** BEGIN **

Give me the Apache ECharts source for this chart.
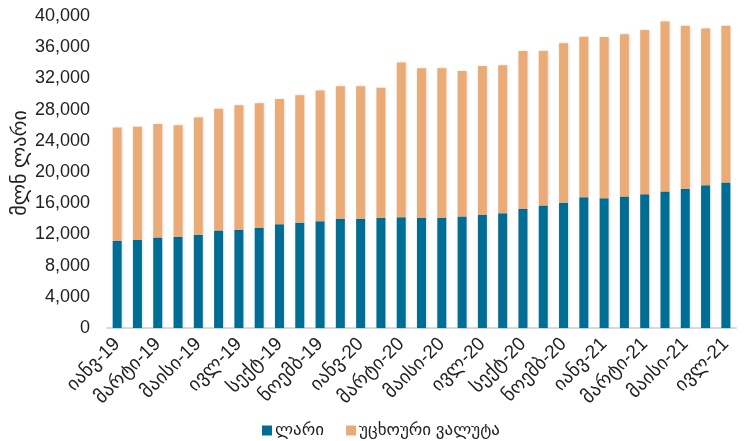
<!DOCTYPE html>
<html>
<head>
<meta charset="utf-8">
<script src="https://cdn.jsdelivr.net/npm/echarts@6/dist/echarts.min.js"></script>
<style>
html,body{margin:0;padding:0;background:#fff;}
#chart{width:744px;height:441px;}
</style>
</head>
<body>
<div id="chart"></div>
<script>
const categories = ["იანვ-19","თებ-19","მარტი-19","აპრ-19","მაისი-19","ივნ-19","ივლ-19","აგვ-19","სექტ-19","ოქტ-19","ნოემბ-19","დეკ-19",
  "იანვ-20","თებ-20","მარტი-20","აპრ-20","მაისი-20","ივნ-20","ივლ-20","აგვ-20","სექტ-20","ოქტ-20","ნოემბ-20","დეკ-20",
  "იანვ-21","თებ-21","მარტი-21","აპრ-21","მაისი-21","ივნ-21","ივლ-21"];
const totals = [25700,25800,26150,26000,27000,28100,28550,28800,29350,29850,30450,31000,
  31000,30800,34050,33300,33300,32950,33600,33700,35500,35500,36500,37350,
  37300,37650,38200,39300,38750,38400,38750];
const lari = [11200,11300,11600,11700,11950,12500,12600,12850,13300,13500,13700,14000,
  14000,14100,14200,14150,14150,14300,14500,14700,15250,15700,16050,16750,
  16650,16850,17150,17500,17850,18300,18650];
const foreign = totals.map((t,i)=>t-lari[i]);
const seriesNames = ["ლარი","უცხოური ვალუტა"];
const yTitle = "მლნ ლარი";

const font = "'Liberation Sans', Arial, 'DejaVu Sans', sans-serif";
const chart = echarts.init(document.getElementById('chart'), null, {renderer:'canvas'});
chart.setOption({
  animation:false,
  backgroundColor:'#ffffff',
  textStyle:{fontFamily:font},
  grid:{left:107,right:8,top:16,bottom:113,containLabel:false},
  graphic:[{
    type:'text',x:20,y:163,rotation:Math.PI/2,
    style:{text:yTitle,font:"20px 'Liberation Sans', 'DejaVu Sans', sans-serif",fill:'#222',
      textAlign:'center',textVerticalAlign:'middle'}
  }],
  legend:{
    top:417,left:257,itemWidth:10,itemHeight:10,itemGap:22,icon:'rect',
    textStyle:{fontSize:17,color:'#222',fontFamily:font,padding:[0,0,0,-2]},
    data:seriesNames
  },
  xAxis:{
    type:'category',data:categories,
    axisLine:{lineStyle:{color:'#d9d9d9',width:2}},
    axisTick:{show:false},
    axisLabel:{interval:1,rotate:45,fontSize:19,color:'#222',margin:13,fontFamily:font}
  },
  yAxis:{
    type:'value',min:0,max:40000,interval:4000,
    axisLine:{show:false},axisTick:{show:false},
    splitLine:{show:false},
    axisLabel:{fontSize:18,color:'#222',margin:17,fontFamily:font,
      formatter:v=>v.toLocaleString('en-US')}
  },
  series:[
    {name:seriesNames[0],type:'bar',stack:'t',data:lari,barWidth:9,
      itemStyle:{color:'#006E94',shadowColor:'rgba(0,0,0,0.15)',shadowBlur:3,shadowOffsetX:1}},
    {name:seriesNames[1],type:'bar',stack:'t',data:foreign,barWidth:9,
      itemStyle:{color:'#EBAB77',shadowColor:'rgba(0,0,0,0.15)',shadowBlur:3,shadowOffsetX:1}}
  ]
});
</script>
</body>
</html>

** END **

> **SHORT TASK**: Without including any pictures, print all of the material exactly as given.

> **EXPECTED ANSWER**:
Give me the Apache ECharts source for this chart.
<!DOCTYPE html>
<html>
<head>
<meta charset="utf-8">
<script src="https://cdn.jsdelivr.net/npm/echarts@6/dist/echarts.min.js"></script>
<style>
html,body{margin:0;padding:0;background:#fff;}
#chart{width:744px;height:441px;}
</style>
</head>
<body>
<div id="chart"></div>
<script>
const categories = ["იანვ-19","თებ-19","მარტი-19","აპრ-19","მაისი-19","ივნ-19","ივლ-19","აგვ-19","სექტ-19","ოქტ-19","ნოემბ-19","დეკ-19",
  "იანვ-20","თებ-20","მარტი-20","აპრ-20","მაისი-20","ივნ-20","ივლ-20","აგვ-20","სექტ-20","ოქტ-20","ნოემბ-20","დეკ-20",
  "იანვ-21","თებ-21","მარტი-21","აპრ-21","მაისი-21","ივნ-21","ივლ-21"];
const totals = [25700,25800,26150,26000,27000,28100,28550,28800,29350,29850,30450,31000,
  31000,30800,34050,33300,33300,32950,33600,33700,35500,35500,36500,37350,
  37300,37650,38200,39300,38750,38400,38750];
const lari = [11200,11300,11600,11700,11950,12500,12600,12850,13300,13500,13700,14000,
  14000,14100,14200,14150,14150,14300,14500,14700,15250,15700,16050,16750,
  16650,16850,17150,17500,17850,18300,18650];
const foreign = totals.map((t,i)=>t-lari[i]);
const seriesNames = ["ლარი","უცხოური ვალუტა"];
const yTitle = "მლნ ლარი";

const font = "'Liberation Sans', Arial, 'DejaVu Sans', sans-serif";
const chart = echarts.init(document.getElementById('chart'), null, {renderer:'canvas'});
chart.setOption({
  animation:false,
  backgroundColor:'#ffffff',
  textStyle:{fontFamily:font},
  grid:{left:107,right:8,top:16,bottom:113,containLabel:false},
  graphic:[{
    type:'text',x:20,y:163,rotation:Math.PI/2,
    style:{text:yTitle,font:"20px 'Liberation Sans', 'DejaVu Sans', sans-serif",fill:'#222',
      textAlign:'center',textVerticalAlign:'middle'}
  }],
  legend:{
    top:417,left:257,itemWidth:10,itemHeight:10,itemGap:22,icon:'rect',
    textStyle:{fontSize:17,color:'#222',fontFamily:font,padding:[0,0,0,-2]},
    data:seriesNames
  },
  xAxis:{
    type:'category',data:categories,
    axisLine:{lineStyle:{color:'#d9d9d9',width:2}},
    axisTick:{show:false},
    axisLabel:{interval:1,rotate:45,fontSize:19,color:'#222',margin:13,fontFamily:font}
  },
  yAxis:{
    type:'value',min:0,max:40000,interval:4000,
    axisLine:{show:false},axisTick:{show:false},
    splitLine:{show:false},
    axisLabel:{fontSize:18,color:'#222',margin:17,fontFamily:font,
      formatter:v=>v.toLocaleString('en-US')}
  },
  series:[
    {name:seriesNames[0],type:'bar',stack:'t',data:lari,barWidth:9,
      itemStyle:{color:'#006E94',shadowColor:'rgba(0,0,0,0.15)',shadowBlur:3,shadowOffsetX:1}},
    {name:seriesNames[1],type:'bar',stack:'t',data:foreign,barWidth:9,
      itemStyle:{color:'#EBAB77',shadowColor:'rgba(0,0,0,0.15)',shadowBlur:3,shadowOffsetX:1}}
  ]
});
</script>
</body>
</html>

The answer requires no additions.